MATERIAL FOR THIS TASK:

* * * * * * * * *

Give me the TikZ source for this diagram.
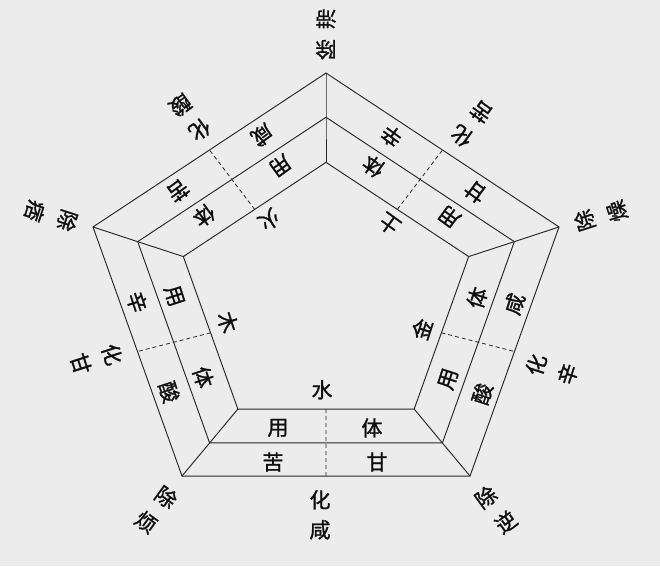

* * * * * * * * *

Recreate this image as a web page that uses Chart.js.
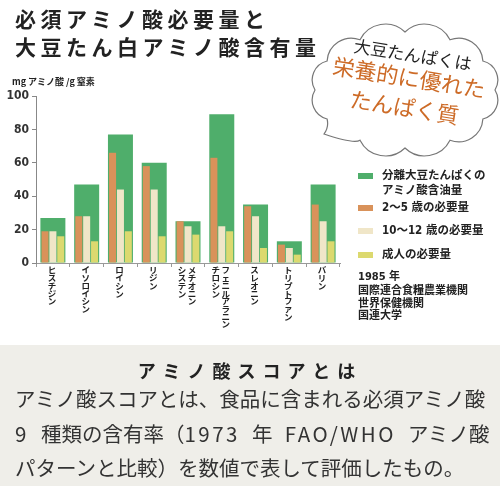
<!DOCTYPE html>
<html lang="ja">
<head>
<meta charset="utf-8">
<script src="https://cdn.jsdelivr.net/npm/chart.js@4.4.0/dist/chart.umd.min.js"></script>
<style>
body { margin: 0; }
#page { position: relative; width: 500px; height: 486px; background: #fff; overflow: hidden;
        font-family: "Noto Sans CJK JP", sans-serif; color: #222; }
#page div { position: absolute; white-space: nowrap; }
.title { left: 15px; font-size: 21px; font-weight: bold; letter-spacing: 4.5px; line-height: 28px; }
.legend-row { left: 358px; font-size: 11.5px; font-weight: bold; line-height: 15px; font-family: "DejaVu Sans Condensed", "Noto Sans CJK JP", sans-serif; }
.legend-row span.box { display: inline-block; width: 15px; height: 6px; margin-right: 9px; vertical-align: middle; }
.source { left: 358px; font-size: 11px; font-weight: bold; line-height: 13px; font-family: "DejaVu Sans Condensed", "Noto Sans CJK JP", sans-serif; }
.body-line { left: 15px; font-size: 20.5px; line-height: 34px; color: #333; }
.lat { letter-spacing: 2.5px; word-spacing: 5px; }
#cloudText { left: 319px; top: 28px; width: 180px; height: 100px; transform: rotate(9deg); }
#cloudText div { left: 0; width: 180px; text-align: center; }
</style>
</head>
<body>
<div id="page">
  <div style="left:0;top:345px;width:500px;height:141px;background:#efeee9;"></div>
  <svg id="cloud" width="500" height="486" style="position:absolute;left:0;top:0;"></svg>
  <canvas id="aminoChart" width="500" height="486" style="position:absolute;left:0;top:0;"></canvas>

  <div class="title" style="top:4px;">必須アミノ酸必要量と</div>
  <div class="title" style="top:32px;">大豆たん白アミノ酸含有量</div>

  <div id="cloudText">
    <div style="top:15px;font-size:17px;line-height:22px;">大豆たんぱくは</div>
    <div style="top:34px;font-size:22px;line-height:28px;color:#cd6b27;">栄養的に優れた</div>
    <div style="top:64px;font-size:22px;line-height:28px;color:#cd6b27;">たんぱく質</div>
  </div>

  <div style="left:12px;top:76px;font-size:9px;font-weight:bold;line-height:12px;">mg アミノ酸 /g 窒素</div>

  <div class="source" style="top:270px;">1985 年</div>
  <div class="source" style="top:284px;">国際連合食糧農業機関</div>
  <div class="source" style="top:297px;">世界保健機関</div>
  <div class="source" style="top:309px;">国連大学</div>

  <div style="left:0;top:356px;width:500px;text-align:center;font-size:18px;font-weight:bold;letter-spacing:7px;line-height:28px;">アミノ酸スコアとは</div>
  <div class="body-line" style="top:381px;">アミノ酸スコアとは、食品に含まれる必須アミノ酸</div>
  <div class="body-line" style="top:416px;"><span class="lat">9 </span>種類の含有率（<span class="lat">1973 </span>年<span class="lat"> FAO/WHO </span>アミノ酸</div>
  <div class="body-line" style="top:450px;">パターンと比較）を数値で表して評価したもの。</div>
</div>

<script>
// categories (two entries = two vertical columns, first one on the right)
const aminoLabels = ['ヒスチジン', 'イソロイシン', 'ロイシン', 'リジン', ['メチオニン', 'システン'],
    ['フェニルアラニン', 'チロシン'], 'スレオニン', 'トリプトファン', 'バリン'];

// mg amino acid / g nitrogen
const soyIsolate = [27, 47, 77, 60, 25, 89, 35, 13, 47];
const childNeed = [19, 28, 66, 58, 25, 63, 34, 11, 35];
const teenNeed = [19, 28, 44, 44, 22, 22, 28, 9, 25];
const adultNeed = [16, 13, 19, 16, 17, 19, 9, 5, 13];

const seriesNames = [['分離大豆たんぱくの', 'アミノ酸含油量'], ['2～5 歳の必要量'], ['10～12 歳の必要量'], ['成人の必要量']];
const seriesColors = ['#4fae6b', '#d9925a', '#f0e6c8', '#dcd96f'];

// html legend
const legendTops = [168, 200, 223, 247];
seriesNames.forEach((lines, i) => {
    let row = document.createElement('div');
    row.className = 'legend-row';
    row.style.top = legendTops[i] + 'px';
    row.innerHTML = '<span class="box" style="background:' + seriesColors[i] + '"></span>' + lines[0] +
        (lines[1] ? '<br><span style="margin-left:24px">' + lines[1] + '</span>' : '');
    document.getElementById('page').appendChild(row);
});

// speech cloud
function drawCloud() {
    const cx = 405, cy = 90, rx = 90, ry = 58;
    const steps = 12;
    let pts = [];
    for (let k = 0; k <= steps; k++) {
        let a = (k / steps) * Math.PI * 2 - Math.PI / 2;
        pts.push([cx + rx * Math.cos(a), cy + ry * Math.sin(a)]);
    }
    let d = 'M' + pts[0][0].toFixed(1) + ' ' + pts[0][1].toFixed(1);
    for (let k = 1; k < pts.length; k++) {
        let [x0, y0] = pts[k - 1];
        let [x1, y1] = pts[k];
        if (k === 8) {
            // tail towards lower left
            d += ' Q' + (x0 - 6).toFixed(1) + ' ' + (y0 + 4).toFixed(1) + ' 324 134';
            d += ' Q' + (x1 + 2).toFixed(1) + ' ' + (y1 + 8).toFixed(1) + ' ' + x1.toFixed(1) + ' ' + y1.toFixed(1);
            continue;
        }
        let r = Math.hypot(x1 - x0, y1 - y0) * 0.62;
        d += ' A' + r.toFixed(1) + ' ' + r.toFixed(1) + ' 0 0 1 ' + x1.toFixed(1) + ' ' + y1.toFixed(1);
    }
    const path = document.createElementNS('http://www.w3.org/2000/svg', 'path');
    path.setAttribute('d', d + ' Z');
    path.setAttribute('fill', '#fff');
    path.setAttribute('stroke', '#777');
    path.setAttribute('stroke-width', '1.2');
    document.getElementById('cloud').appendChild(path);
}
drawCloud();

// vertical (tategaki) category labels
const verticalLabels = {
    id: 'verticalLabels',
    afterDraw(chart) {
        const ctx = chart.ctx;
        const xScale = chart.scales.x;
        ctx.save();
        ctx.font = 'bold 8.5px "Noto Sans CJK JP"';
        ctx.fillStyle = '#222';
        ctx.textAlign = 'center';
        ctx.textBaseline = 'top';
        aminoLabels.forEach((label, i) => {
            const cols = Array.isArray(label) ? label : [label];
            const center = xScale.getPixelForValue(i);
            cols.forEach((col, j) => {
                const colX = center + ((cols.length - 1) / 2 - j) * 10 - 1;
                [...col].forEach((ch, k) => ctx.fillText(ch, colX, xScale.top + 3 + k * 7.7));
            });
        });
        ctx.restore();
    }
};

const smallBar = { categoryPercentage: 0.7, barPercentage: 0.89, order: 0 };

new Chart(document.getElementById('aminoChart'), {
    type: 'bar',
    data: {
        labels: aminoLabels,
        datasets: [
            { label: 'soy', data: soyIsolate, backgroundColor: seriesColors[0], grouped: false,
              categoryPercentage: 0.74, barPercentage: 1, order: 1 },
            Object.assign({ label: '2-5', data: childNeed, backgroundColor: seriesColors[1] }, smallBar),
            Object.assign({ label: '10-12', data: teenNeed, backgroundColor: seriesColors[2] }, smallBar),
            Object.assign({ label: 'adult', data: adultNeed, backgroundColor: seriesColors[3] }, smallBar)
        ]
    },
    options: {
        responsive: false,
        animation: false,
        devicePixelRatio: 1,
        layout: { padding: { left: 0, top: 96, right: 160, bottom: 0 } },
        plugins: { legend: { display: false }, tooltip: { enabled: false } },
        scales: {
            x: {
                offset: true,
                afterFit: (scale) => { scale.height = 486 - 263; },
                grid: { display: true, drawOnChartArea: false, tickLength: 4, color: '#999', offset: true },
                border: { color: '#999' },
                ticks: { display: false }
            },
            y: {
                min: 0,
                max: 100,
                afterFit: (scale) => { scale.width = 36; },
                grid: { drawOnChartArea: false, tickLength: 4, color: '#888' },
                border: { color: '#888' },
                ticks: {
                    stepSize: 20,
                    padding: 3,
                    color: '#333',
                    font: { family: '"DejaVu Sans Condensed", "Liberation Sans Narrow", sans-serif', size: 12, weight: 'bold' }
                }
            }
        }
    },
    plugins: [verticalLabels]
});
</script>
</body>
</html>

* * * * * * * * *

AIM OF THE TASK:
Track down every line with the word "page" and copy it.

WORKED ANSWER:
Recreate this image as a web page that uses Chart.js.
#page { position: relative; width: 500px; height: 486px; background: #fff; overflow: hidden;
#page div { position: absolute; white-space: nowrap; }
<div id="page">
    document.getElementById('page').appendChild(row);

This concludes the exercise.